§ **Data for the task**:
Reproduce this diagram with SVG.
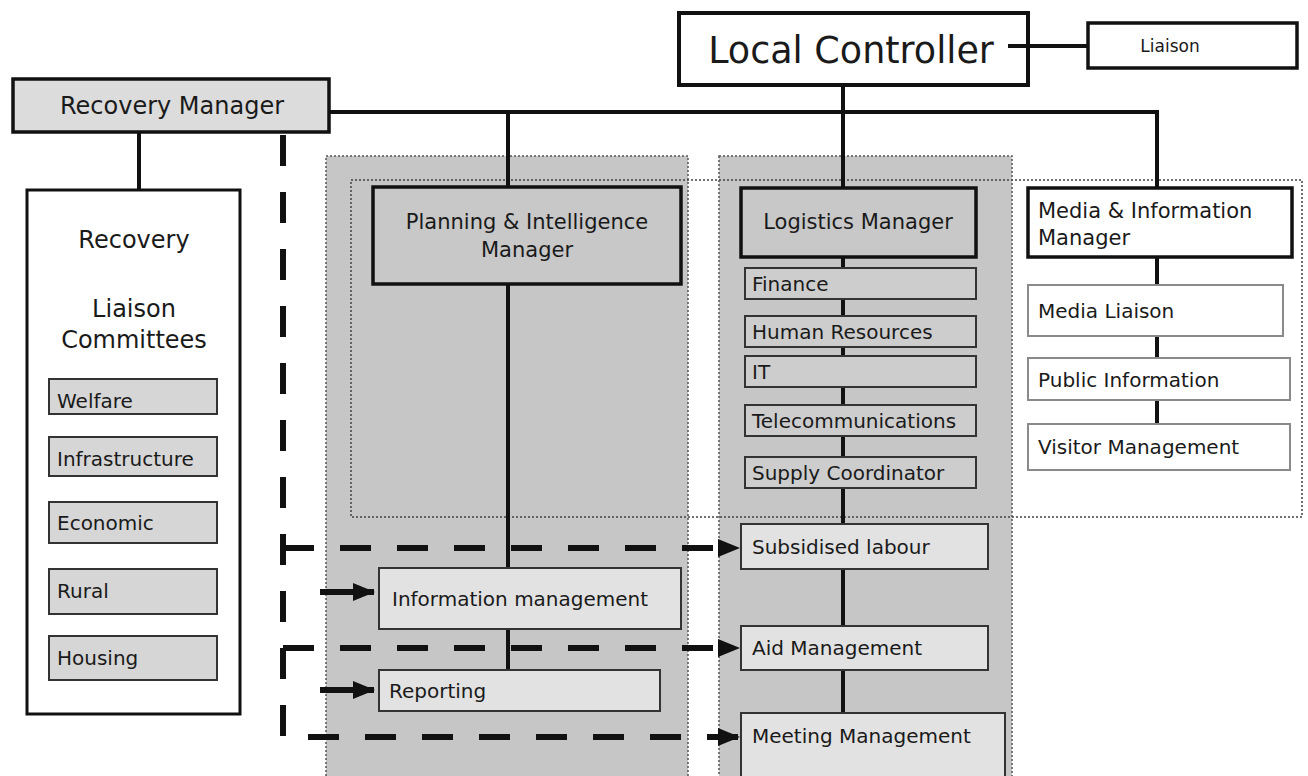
<svg xmlns="http://www.w3.org/2000/svg" width="1308" height="776" viewBox="0 0 1308 776">
  <defs>
    <marker id="arrow" markerUnits="userSpaceOnUse" markerWidth="22" markerHeight="18" refX="21" refY="9" orient="auto">
      <path d="M0,0 L22,9 L0,18 Z" fill="#111"/>
    </marker>
    <style>
      text { font-family: "DejaVu Sans", "Liberation Sans", sans-serif; fill: #1a1a1a; }
      .panel { fill: #c6c6c6; stroke: #555; stroke-width: 1.5; stroke-dasharray: 2 2; }
      .group { fill: none; stroke: #444; stroke-width: 1.5; stroke-dasharray: 2 2; }
      .boss { fill: #fff; stroke: #111; stroke-width: 4; }
      .mgr { fill: #c8c8c8; stroke: #111; stroke-width: 3.5; }
      .mgrw { fill: #fff; stroke: #111; stroke-width: 3.5; }
      .rm { fill: #dcdcdc; stroke: #111; stroke-width: 3.5; }
      .comm { fill: #fff; stroke: #111; stroke-width: 3; }
      .sub { fill: #d6d6d6; stroke: #333; stroke-width: 2; }
      .lsub { fill: #cdcdcd; stroke: #333; stroke-width: 2; }
      .task { fill: #e2e2e2; stroke: #333; stroke-width: 2; }
      .media { fill: #fff; stroke: #8a8a8a; stroke-width: 2; }
      .line { fill: none; stroke: #111; stroke-width: 4; }
      .dash { fill: none; stroke: #111; stroke-width: 6; stroke-dasharray: 31 26; }
      .arr { fill: none; stroke: #111; stroke-width: 6; }
      .t20 { font-size: 20px; }
      .t21 { font-size: 21px; }
    </style>
  </defs>

  <rect width="1308" height="776" fill="#fff"/>

  <!-- shaded functional areas -->
  <g id="areas">
    <rect class="panel" x="326" y="156" width="362" height="630"/>
    <rect class="panel" x="719" y="156" width="293" height="630"/>
    <rect class="group" x="351" y="180" width="951" height="337"/>
  </g>

  <!-- connectors -->
  <g id="connectors">
    <path class="line" d="M329,112 H1157 V188"/>
    <path class="line" d="M508,112 V187"/>
    <path class="line" d="M843,86 V187"/>
    <path class="line" d="M139,132 V190"/>
    <path class="line" d="M1008,46 H1088"/>
    <path class="line" d="M508,284 V670"/>
    <path class="line" d="M843,257 V713"/>
    <path class="line" d="M1157,257 V424"/>
    <path class="dash" d="M283,135 V737 H739" marker-end="url(#arrow)"/>
    <path class="dash" d="M283,548 H739" marker-end="url(#arrow)"/>
    <path class="dash" d="M283,648 H739" marker-end="url(#arrow)"/>
    <path class="arr" d="M320,592 H374" marker-end="url(#arrow)"/>
    <path class="arr" d="M320,690 H374" marker-end="url(#arrow)"/>
  </g>

  <g id="local-controller">
    <rect class="boss" x="679" y="13" width="349" height="72"/>
    <text x="851" y="63" font-size="36.5" text-anchor="middle">Local Controller</text>
    <path d="M1008,46 H1026" stroke="#111" stroke-width="4"/>
  </g>

  <g id="liaison">
    <rect class="mgrw" x="1088" y="23" width="209" height="45"/>
    <text x="1170" y="52" font-size="17" text-anchor="middle">Liaison</text>
  </g>

  <g id="recovery-manager">
    <rect class="rm" x="13" y="79" width="316" height="53"/>
    <text x="172" y="114" font-size="24" text-anchor="middle">Recovery Manager</text>
  </g>

  <g id="recovery-committees">
    <rect class="comm" x="27" y="190" width="213" height="524"/>
    <text x="134" y="248" font-size="24" text-anchor="middle">Recovery</text>
    <text x="134" y="317" font-size="24" text-anchor="middle">Liaison</text>
    <text x="134" y="348" font-size="24" text-anchor="middle">Committees</text>
  </g>
  <g id="welfare">
    <rect class="sub" x="49" y="379" width="168" height="35"/>
    <text class="t20" x="57" y="408">Welfare</text>
  </g>
  <g id="infrastructure">
    <rect class="sub" x="49" y="437" width="168" height="39"/>
    <text class="t20" x="57" y="466">Infrastructure</text>
  </g>
  <g id="economic">
    <rect class="sub" x="49" y="502" width="168" height="41"/>
    <text class="t20" x="57" y="530">Economic</text>
  </g>
  <g id="rural">
    <rect class="sub" x="49" y="569" width="168" height="45"/>
    <text class="t20" x="57" y="598">Rural</text>
  </g>
  <g id="housing">
    <rect class="sub" x="49" y="636" width="168" height="44"/>
    <text class="t20" x="57" y="665">Housing</text>
  </g>

  <g id="planning-manager">
    <rect class="mgr" x="373" y="187" width="308" height="97"/>
    <text class="t21" x="527" y="229" text-anchor="middle">Planning &amp; Intelligence</text>
    <text class="t21" x="527" y="257" text-anchor="middle">Manager</text>
  </g>
  <g id="information-management">
    <rect class="task" x="379" y="568" width="302" height="61"/>
    <text class="t20" x="392" y="606">Information management</text>
  </g>
  <g id="reporting">
    <rect class="task" x="379" y="670" width="281" height="41"/>
    <text class="t20" x="389" y="698">Reporting</text>
  </g>

  <g id="logistics-manager">
    <rect class="mgr" x="741" y="188" width="235" height="69"/>
    <text class="t21" x="858" y="229" text-anchor="middle">Logistics Manager</text>
  </g>
  <g id="finance">
    <rect class="lsub" x="745" y="268" width="231" height="31"/>
    <text class="t20" x="752" y="291">Finance</text>
  </g>
  <g id="human-resources">
    <rect class="lsub" x="745" y="316" width="231" height="31"/>
    <text class="t20" x="752" y="339">Human Resources</text>
  </g>
  <g id="it">
    <rect class="lsub" x="745" y="356" width="231" height="31"/>
    <text class="t20" x="752" y="379">IT</text>
  </g>
  <g id="telecommunications">
    <rect class="lsub" x="745" y="405" width="231" height="31"/>
    <text class="t20" x="752" y="428">Telecommunications</text>
  </g>
  <g id="supply-coordinator">
    <rect class="lsub" x="745" y="457" width="231" height="31"/>
    <text class="t20" x="752" y="480">Supply Coordinator</text>
  </g>
  <g id="subsidised-labour">
    <rect class="task" x="741" y="524" width="247" height="45"/>
    <text class="t20" x="752" y="554">Subsidised labour</text>
  </g>
  <g id="aid-management">
    <rect class="task" x="741" y="626" width="247" height="44"/>
    <text class="t20" x="752" y="655">Aid Management</text>
  </g>
  <g id="meeting-management">
    <rect class="task" x="741" y="713" width="264" height="70"/>
    <text class="t20" x="752" y="743">Meeting Management</text>
  </g>

  <g id="media-manager">
    <rect class="mgrw" x="1028" y="188" width="264" height="69"/>
    <text class="t21" x="1038" y="218">Media &amp; Information</text>
    <text class="t21" x="1038" y="245">Manager</text>
  </g>
  <g id="media-liaison">
    <rect class="media" x="1028" y="285" width="255" height="51"/>
    <text class="t20" x="1038" y="318">Media Liaison</text>
  </g>
  <g id="public-information">
    <rect class="media" x="1028" y="358" width="262" height="42"/>
    <text class="t20" x="1038" y="387">Public Information</text>
  </g>
  <g id="visitor-management">
    <rect class="media" x="1028" y="424" width="262" height="46"/>
    <text class="t20" x="1038" y="454">Visitor Management</text>
  </g>
</svg>
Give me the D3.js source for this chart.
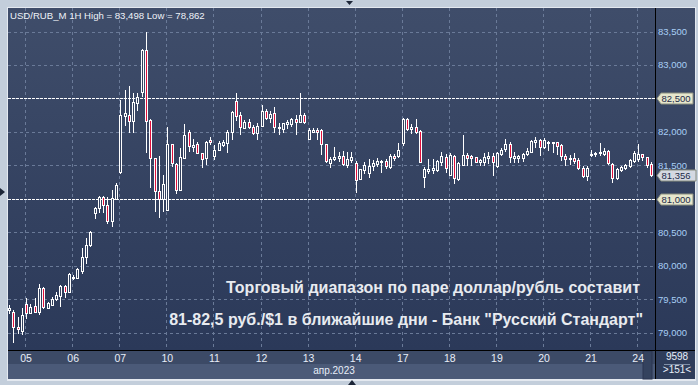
<!DOCTYPE html>
<html>
<head>
<meta charset="utf-8">
<script src="https://cdn.jsdelivr.net/npm/d3@7"></script>
<style>
  html, body { margin: 0; padding: 0; background: #c3cedb; }
  svg { display: block; font-family: Arial, "Liberation Sans", sans-serif; }
</style>
</head>
<body>
<script>
// USD/RUB_M hourly bars, 04.04 - 24.04.2023
var opens = [79.33,79.302,79.078,79.028,79.422,79.297,79.397,79.312,79.666,79.362,79.407,79.496,79.546,79.696,79.611,79.81,79.81,79.925,80.134,80.308,
  80.782,80.857,81.031,80.906,80.672,80.991,81.405,82.242,82.252,82.167,82.436,82.601,83.224,82.177,81.604,81.121,80.991,80.832,81.814,81.52,
  81.131,81.614,81.993,81.779,81.814,81.689,81.604,81.878,81.639,81.729,81.803,81.838,81.993,82.461,82.252,82.062,82.142,82.077,81.978,82.092,
  82.312,82.202,82.277,82.052,82.037,82.112,82.112,82.187,82.152,82.252,81.893,82.003,82.028,82.028,81.813,81.529,81.589,81.604,81.639,81.505,
  81.579,81.529,81.29,81.43,81.38,81.49,81.515,81.554,81.564,81.48,81.644,81.639,81.828,82.192,82.038,82.067,82.018,81.33,81.415,81.43,
  81.43,81.554,81.619,81.355,81.639,81.29,81.504,81.654,81.644,81.619,81.544,81.554,81.614,81.639,81.494,81.669,81.739,81.818,81.604,81.614,
  81.604,81.664,81.704,81.843,81.878,81.779,81.828,81.828,81.843,81.803,81.644,81.589,81.614,81.579,81.455,81.34,81.654,81.669,81.689,81.669,
  81.714,81.514,81.305,81.43,81.455,81.494,81.569,81.589,81.664,81.619,81.52];
var highs = [79.41,79.337,79.237,79.362,79.511,79.427,79.511,79.726,79.686,79.461,79.536,79.611,79.711,79.711,79.885,79.86,79.96,80.259,80.408,80.523,
  80.882,81.041,81.041,81.031,81.131,81.23,82.476,82.626,82.685,82.586,82.586,83.234,83.498,82.187,81.604,81.639,81.355,82.078,81.814,81.53,
  81.754,82.118,82.028,81.888,81.854,81.689,81.869,81.918,81.803,81.868,81.878,82.028,82.317,82.576,82.302,82.177,82.187,82.102,82.127,82.401,
  82.341,82.317,82.376,82.127,82.137,82.177,82.212,82.252,82.576,82.277,82.052,82.052,82.052,82.038,81.813,81.629,81.769,81.704,81.714,81.704,
  81.704,81.569,81.44,81.554,81.589,81.579,81.604,81.579,81.589,81.669,81.669,81.828,82.202,82.202,82.112,82.187,82.028,81.48,81.589,81.589,
  81.579,81.694,81.664,81.679,81.654,81.554,81.953,81.689,81.654,81.629,81.594,81.689,81.694,81.679,81.704,81.754,81.888,81.853,81.704,81.654,
  81.679,81.754,81.878,81.928,81.888,81.913,81.868,81.853,81.853,81.813,81.664,81.654,81.679,81.604,81.49,81.49,81.729,81.704,81.828,81.754,
  81.729,81.529,81.455,81.49,81.514,81.594,81.714,81.818,81.669,81.629,81.545];
var lows = [79.29,78.862,78.988,78.978,79.212,79.297,79.312,79.277,79.367,79.362,79.407,79.486,79.402,79.536,79.611,79.795,79.81,79.885,80.044,80.293,
  80.717,80.807,80.807,80.642,80.597,80.991,81.39,82.102,82.003,82.003,82.327,82.53,81.704,81.181,80.822,80.732,80.822,80.832,81.495,81.091,
  81.131,81.614,81.719,81.719,81.679,81.47,81.52,81.82,81.589,81.729,81.793,81.704,81.893,82.177,81.968,82.062,82.052,81.968,81.893,82.092,
  82.187,82.142,82.003,81.963,82.003,82.052,82.092,81.963,82.152,82.127,81.893,81.993,81.893,81.669,81.554,81.48,81.579,81.569,81.505,81.48,
  81.554,81.106,81.29,81.39,81.32,81.43,81.49,81.405,81.455,81.455,81.579,81.619,81.803,82.028,81.978,81.978,81.544,81.181,81.38,81.38,
  81.42,81.504,81.405,81.355,81.23,81.28,81.504,81.504,81.504,81.544,81.504,81.504,81.539,81.355,81.48,81.654,81.719,81.554,81.554,81.554,
  81.569,81.654,81.704,81.779,81.654,81.754,81.729,81.704,81.669,81.579,81.504,81.519,81.529,81.445,81.32,81.28,81.644,81.639,81.654,81.654,
  81.519,81.256,81.29,81.42,81.44,81.48,81.554,81.564,81.579,81.48,81.34];
var closes = [79.37,79.078,79.048,79.262,79.297,79.382,79.312,79.661,79.387,79.437,79.501,79.561,79.696,79.611,79.87,79.835,79.945,80.124,80.308,80.508,
  80.857,81.021,80.906,80.667,81.006,81.205,82.252,82.277,82.167,82.451,82.516,83.224,82.167,81.604,81.121,80.991,81.221,81.814,81.53,81.131,
  81.629,81.953,81.789,81.804,81.689,81.589,81.854,81.843,81.729,81.838,81.853,82.003,82.292,82.242,82.067,82.142,82.077,81.978,82.087,82.312,
  82.212,82.262,82.077,82.077,82.127,82.142,82.187,82.152,82.252,82.152,82.028,82.028,82.003,81.813,81.564,81.589,81.629,81.639,81.515,81.589,
  81.619,81.28,81.44,81.504,81.49,81.529,81.564,81.569,81.49,81.644,81.614,81.729,82.192,82.038,82.077,82.003,81.544,81.445,81.445,81.455,
  81.564,81.639,81.455,81.654,81.305,81.539,81.654,81.604,81.614,81.554,81.579,81.619,81.639,81.544,81.689,81.729,81.818,81.629,81.639,81.639,
  81.669,81.719,81.863,81.878,81.779,81.878,81.843,81.843,81.793,81.644,81.594,81.604,81.569,81.455,81.34,81.455,81.669,81.689,81.704,81.719,
  81.529,81.305,81.44,81.47,81.504,81.579,81.689,81.664,81.629,81.504,81.356];

// first bar of every trading day and its label
var dayLabels = ["05","06","07","10","11","12","13","14","17","18","19","20","21","24"];
var dayFirstBar = [4,15,26,37,48,59,70,81,92,103,114,125,136,147];

var yTicks = [79, 79.5, 80, 80.5, 81, 81.5, 82, 82.5, 83, 83.5];
var levelLines = [82.5, 81.0];   // the dashed support / resistance levels
var lastPrice = 81.356;
var headerText = "USD/RUB_M 1H High = 83,498 Low = 78,862";
var captionLines = ["Торговый диапазон по паре доллар/рубль составит",
                    "81-82,5 руб./$1 в ближайшие дни - Банк \"Русский Стандарт\""];

var W = 698, H = 385;
var plot = {left: 8, right: 655, top: 8, bottom: 350};

var svg = d3.select("body").append("svg")
    .attr("width", W).attr("height", H);

// background gradient of the chart panel
var defs = svg.append("defs");
var grad = defs.append("linearGradient").attr("id", "bg")
    .attr("x1", 0).attr("y1", 0).attr("x2", 0).attr("y2", 1);
grad.append("stop").attr("offset", "0%").attr("stop-color", "#3f4d6a");
grad.append("stop").attr("offset", "100%").attr("stop-color", "#2b3959");
defs.append("clipPath").attr("id", "clip").append("rect")
    .attr("x", plot.left).attr("y", plot.top)
    .attr("width", plot.right - plot.left).attr("height", plot.bottom - plot.top);

// outer frame
svg.append("rect").attr("width", W).attr("height", H).attr("fill", "#c3cedb");
svg.append("rect").attr("x", plot.left - 1).attr("y", plot.top - 1)
    .attr("width", 695 - plot.left + 2).attr("height", 380 - plot.top + 2)
    .attr("fill", "#e4e9f0");
svg.append("rect").attr("x", plot.left).attr("y", plot.top)
    .attr("width", 695 - plot.left).attr("height", plot.bottom - plot.top)
    .attr("fill", "url(#bg)");

// bottom axis bands
svg.append("rect").attr("x", plot.left).attr("y", plot.bottom)
    .attr("width", 695 - plot.left).attr("height", 14).attr("fill", "#3c4a66");
svg.append("rect").attr("x", plot.left).attr("y", plot.bottom + 14)
    .attr("width", 695 - plot.left).attr("height", 15).attr("fill", "#4b5a78");
svg.append("rect").attr("x", 643).attr("y", plot.bottom + 1)
    .attr("width", 9).attr("height", 28).attr("fill", "#34425e")
    .attr("stroke", "#2a3550");
svg.append("rect").attr("x", plot.right).attr("y", plot.bottom)
    .attr("width", 695 - plot.right).attr("height", 29).attr("fill", "#2f3d5b");

// scales
var x = d3.scaleLinear().domain([0, closes.length - 1]).range([9, 9 + 4.28 * (closes.length - 1)]);
var y = d3.scaleLinear().domain([79, 83.5]).range([332.5, 31.5]);
var fmt = function(v){ return d3.format(".3f")(v).replace(".", ","); };

var g = svg.append("g").attr("clip-path", "url(#clip)");

// grid
g.selectAll("line.hgrid").data(yTicks).enter().append("line")
    .attr("x1", plot.left).attr("x2", plot.right)
    .attr("y1", function(d){ return Math.round(y(d)) + 0.5; })
    .attr("y2", function(d){ return Math.round(y(d)) + 0.5; })
    .attr("stroke", "#6a7a98").attr("stroke-dasharray", "3,3");
g.selectAll("line.vgrid").data(dayFirstBar).enter().append("line")
    .attr("x1", function(d){ return Math.round(x(d)) - 0.5; })
    .attr("x2", function(d){ return Math.round(x(d)) - 0.5; })
    .attr("y1", plot.top).attr("y2", plot.bottom)
    .attr("stroke", "#6a7a98").attr("stroke-dasharray", "3,3");

// level lines
g.selectAll("line.level").data(levelLines).enter().append("line")
    .attr("x1", plot.left).attr("x2", plot.right)
    .attr("y1", function(d){ return Math.round(y(d)) + 0.5; })
    .attr("y2", function(d){ return Math.round(y(d)) + 0.5; })
    .attr("stroke", "#ffffff").attr("stroke-dasharray", "3,1");

// candles
var bars = d3.range(closes.length);
var candle = g.selectAll("g.candle").data(bars).enter().append("g");
candle.append("line")
    .attr("x1", function(i){ return Math.round(x(i)) + 0.5; })
    .attr("x2", function(i){ return Math.round(x(i)) + 0.5; })
    .attr("y1", function(i){ return Math.round(y(highs[i])); })
    .attr("y2", function(i){ return Math.round(y(lows[i])) + 1; })
    .attr("stroke", "#ffffff");
candle.append("rect")
    .attr("x", function(i){ return Math.round(x(i)) - 0.5; })
    .attr("width", 2)
    .attr("y", function(i){ return Math.round(y(Math.max(opens[i], closes[i]))) + 0.5; })
    .attr("height", function(i){
        return Math.max(1, Math.round(y(Math.min(opens[i], closes[i]))) - Math.round(y(Math.max(opens[i], closes[i]))));
    })
    .attr("fill", function(i){ return closes[i] >= opens[i] ? "#34425f" : "#e0103c"; })
    .attr("stroke", "#ffffff");

// caption
var cap = svg.append("g").attr("fill", "#e8ebf0").attr("font-size", 16)
    .attr("font-weight", "bold").attr("text-anchor", "end");
cap.append("text").attr("x", 640).attr("y", 293).text(captionLines[0]);
cap.append("text").attr("x", 643).attr("y", 324.5).text(captionLines[1]);

// header
svg.append("text").attr("x", 10).attr("y", 19).attr("font-size", 9.6)
    .attr("fill", "#eef2f8").text(headerText);

// right axis
svg.append("line").attr("x1", plot.right + 0.5).attr("x2", plot.right + 0.5)
    .attr("y1", plot.top).attr("y2", 379).attr("stroke", "#000000");
svg.append("line").attr("x1", plot.left).attr("x2", 695)
    .attr("y1", plot.bottom + 0.5).attr("y2", plot.bottom + 0.5).attr("stroke", "#000000");
svg.selectAll("text.ytick").data(yTicks.filter(function(d){ return levelLines.indexOf(d) < 0; }))
    .enter().append("text")
    .attr("x", 658).attr("y", function(d){ return y(d) + 3.5; })
    .attr("font-size", 9.5).attr("fill", "#a8cef5")
    .text(fmt);

// price tags on the axis
function tag(v, fill, w){
    var yy = Math.round(y(v)) + 0.5;
    svg.append("path")
        .attr("d", "M" + 657 + "," + yy + " L661," + (yy - 5.5) + " L" + (661 + w) + "," + (yy - 5.5) +
              " L" + (661 + w) + "," + (yy + 5.5) + " L661," + (yy + 5.5) + " Z")
        .attr("fill", fill).attr("stroke", "#8a8f80");
    svg.append("text").attr("x", 661.5).attr("y", yy + 3.5)
        .attr("font-size", 9.5).attr("fill", "#1c2a48").text(fmt(v));
}
levelLines.forEach(function(v){ tag(v, "#e6e6cc", 32); });
tag(lastPrice, "#d4d9e2", 35);

// date labels
svg.selectAll("text.day").data(dayLabels).enter().append("text")
    .attr("x", function(d, k){ return x(dayFirstBar[k]); })
    .attr("y", 362).attr("text-anchor", "middle")
    .attr("font-size", 10.5).attr("fill", "#e8eef8")
    .text(function(d){ return d; });
svg.append("text").attr("x", 334).attr("y", 374).attr("text-anchor", "middle")
    .attr("font-size", 10).attr("fill", "#e8eef8").text("апр.2023");

// bar counters in the corner
svg.append("text").attr("x", 677).attr("y", 360).attr("text-anchor", "middle")
    .attr("font-size", 10).attr("fill", "#e8eef8").text("9598");
svg.append("line").attr("x1", 664).attr("x2", 690).attr("y1", 364.5).attr("y2", 364.5)
    .attr("stroke", "#8090a8");
svg.append("text").attr("x", 677).attr("y", 373).attr("text-anchor", "middle")
    .attr("font-size", 10).attr("fill", "#e8eef8").text(">151<");

// little navigation arrows of the frame
svg.append("path").attr("d", "M346,1 L353,1 L349.5,5 Z").attr("fill", "#1c2638");
svg.append("path").attr("d", "M348,385 L356,385 L352,380 Z").attr("fill", "#1c2638");
svg.append("path").attr("d", "M0,188 L5,192 L0,196 Z").attr("fill", "#1c2638");
</script>
</body>
</html>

§ **Given task**: In the entries above, find each line with the word "this" and copy it.

§ **Task result**:
Reproduce this diagram with SVG.
Give me the D3.js source for this chart.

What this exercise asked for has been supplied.